Book review:
‘Bury My Heart’ in Sinhala
During the height of Vietnam War and the Civil Rights Movement in
America, an American librarian wrote a book. Being the first book
written from the perspective of the Indigenous people of America who
were known as Indians or Red Indians, it was a groundbreaking
publication in its time. It changed the world view about the Native
Americans who were mentioned as savages by American historians who
chronicled the American history.
By the time Dee Brown’s Bury my Heart at Wounded Knee came out in
1970, Native Americans who survived many genocides committed by the
Euro-Americans had been removed from their original habitats and were
confined to the land areas known as reservations.
They had been denied their freedom of movement, their livelihood-
hunting, freedom to practice their ancient religion, freedom to
communicate in their own languages and freedom to bring up their
offspring within their tribal families.
In popular culture they were viewed as wicked and whooping warriors
and sometimes friendly farmers in Thanks Giving Day ceremonies .These
ceremonies were held by the European settlers to give thanks to God for
guiding them safely to the New World, which is America.
Dee Brown changed this view.
He uses a number of references to write the book.

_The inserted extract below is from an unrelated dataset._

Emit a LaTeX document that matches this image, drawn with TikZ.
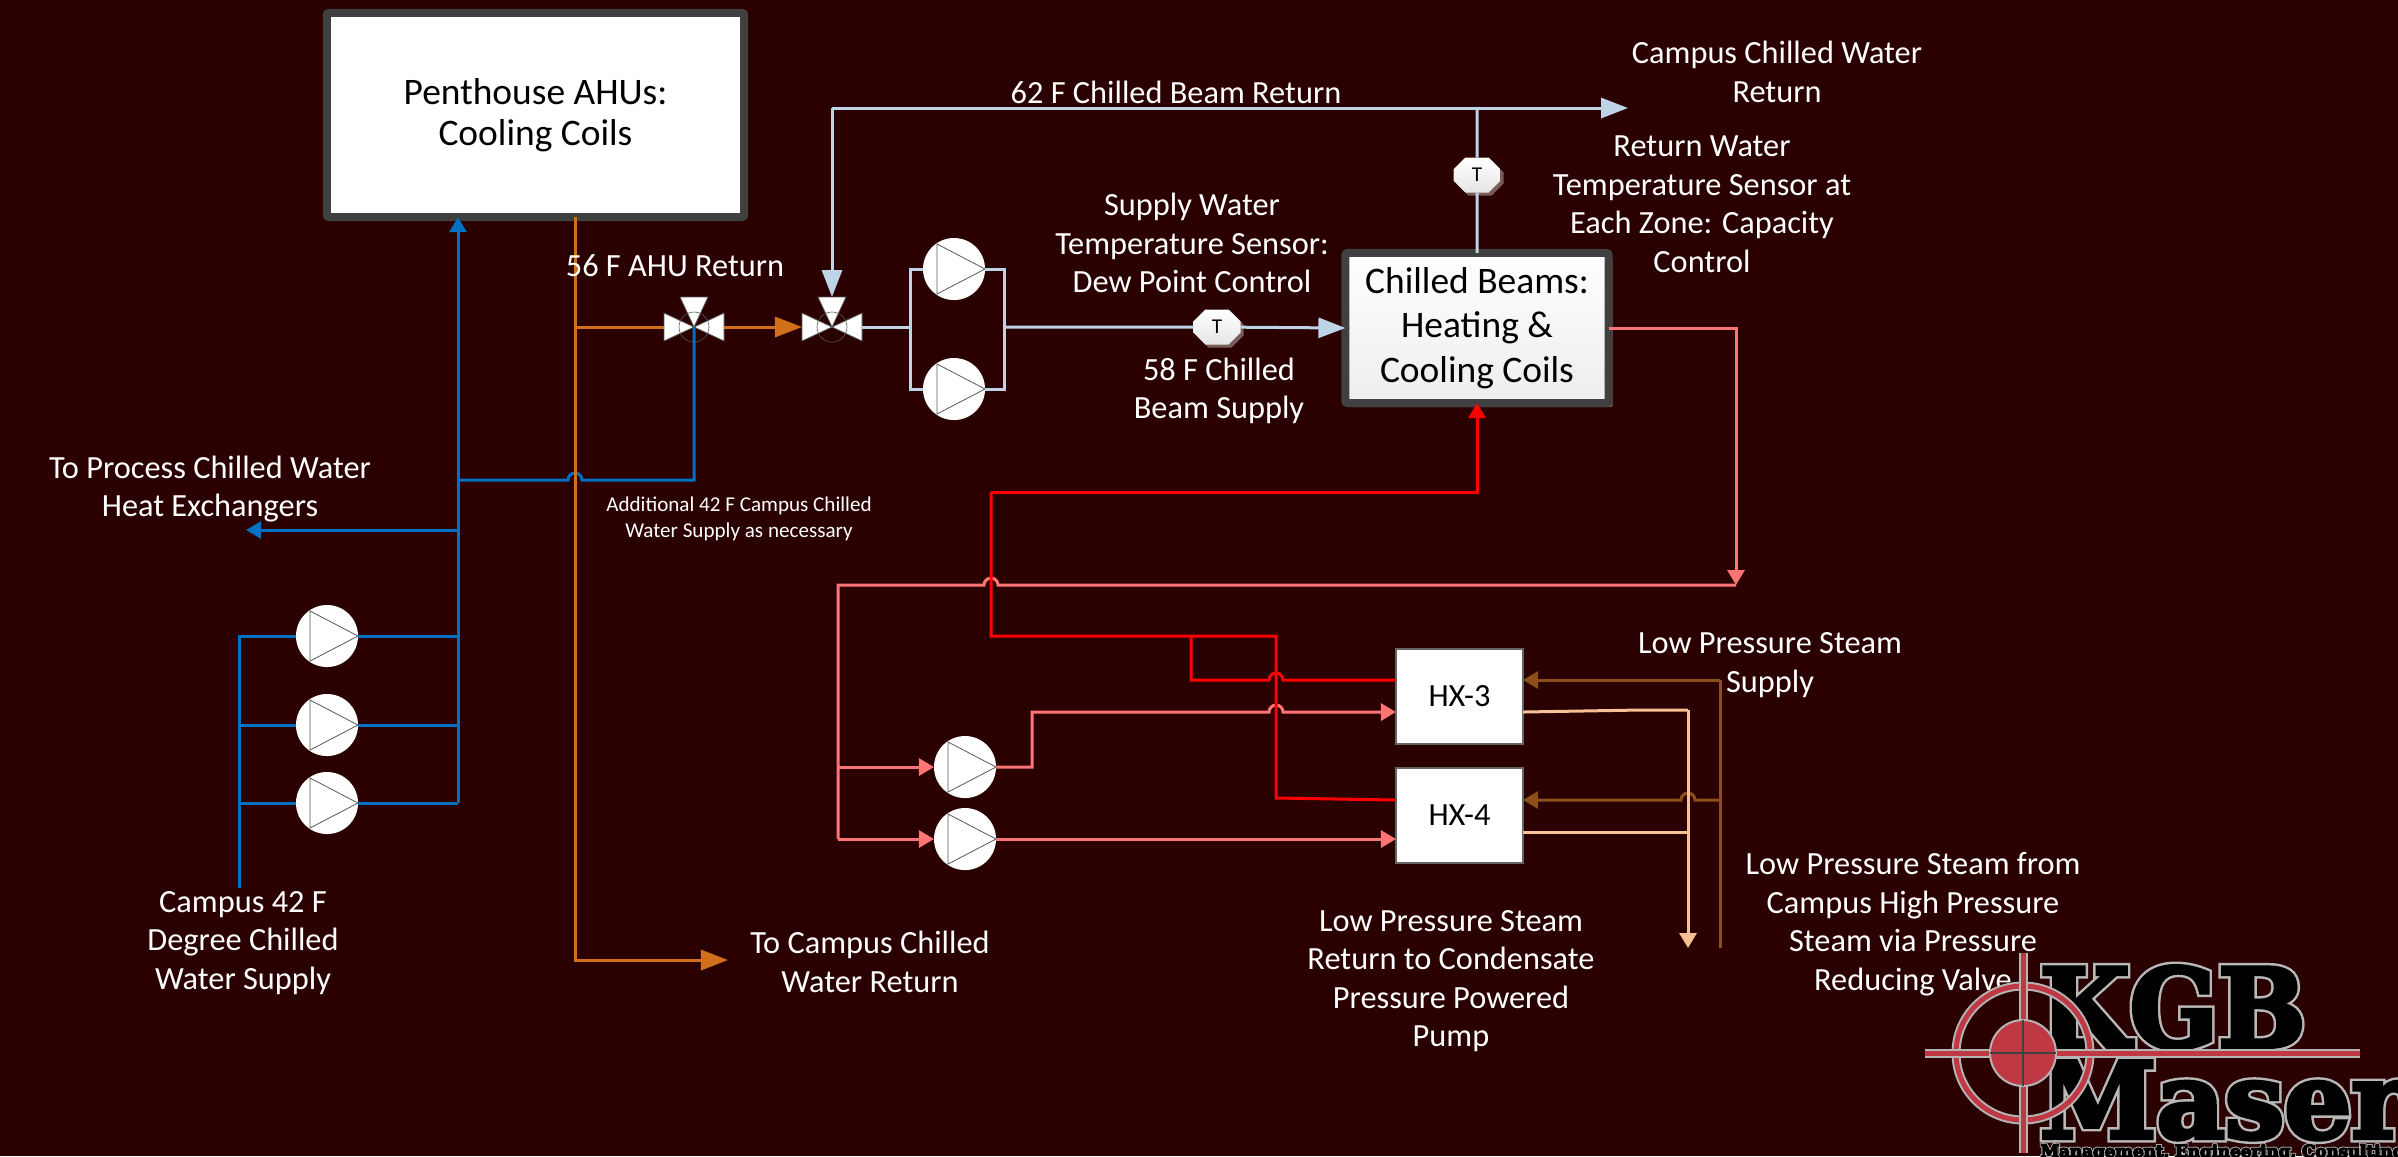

American Congress
council records, reports of the treaties signed between the US
government and the Native American tribes, records of the meetings of
the two parties before the treaty signing, autobiographies and firsthand
descriptions, reports in contemporary Journals which were obscure and
did not have much circulation, to document a history of a people who
were demoralized and defeated.
Brown’s focus is on the thirty year span of history between 1860 and
1890. Beginning with the removal of five Native American tribes at
gunpoint from their habitats to an arid and most inhospitable land area
near New Mexico, in 1864, ending thirty years later with the massacre of
350 Indian men women and children at Wounded Knee South Dacota, Brown
tells how the American Indians lost their land and culture to an
expanding white people.
When the book came among the American readers some 80 years after the
last massacre at Wounded Knee, many US citizens were already feeling
guilty about their government’s involvement in the Vietnam War. With his
book Brown focuses attention on another national disgrace- extermination
of the natives of the land. He depicts in detail, the US government’s
grabbing of Native Americans’ lands by using mix of threats, deception
and murder, its attempts to crush the indigenous culture.
The acts were justified by the theory of Manifest Destiny, which
stated that European settlers turned US citizens had a god-given right
to own the land and its wealth from the natives.
Each chapter tells the plight of a different Native American tribe in
a different region of the continent. But with each tribe in each region
the story is familiar; when valuable natural resources are discovered on
Native American land, the US government agents are sent out to negotiate
with the Indians for the rights of the land. They force the Indians to
sign a treaty that guarantees the Indians land and supplies in exchange
for their compliance.
When Americans discover more wealth in the new Indian land, the
Indians are forced often at gunpoint to sign a new treaty ceding their
new land to relocate to smaller land areas known as reservations.
Eventually the desperate and angry Indians attack the soldiers who have
been sent to enforce the treaties that the tribal chiefs have signed.
The US soldiers attack the Indian villages, burning houses, murdering
men women and children. Sometimes they would preserve the corpses of
notable Indians and exhibit them at carnivals and fairs.
At the end, the massacre at Wounded Knee breaks the Indians’ will to
retaliate anymore.
This epoch-making book is a scathing indictment of the US government,
its army and the American people at a particular period of American
history.
It fully documents the systematic destruction, the slow inexorable
holocaust of the indigenous American during the second half of the 19th
century. And it tells the story of what the US was built on.
Translated into almost every language of the West, now Bury My Heart
at Wounded Knee is available in Sinhala translation as a Wijesooriya
Grantha Kendraya publication titled Ma Hada Sangavan Wounded Knee ye.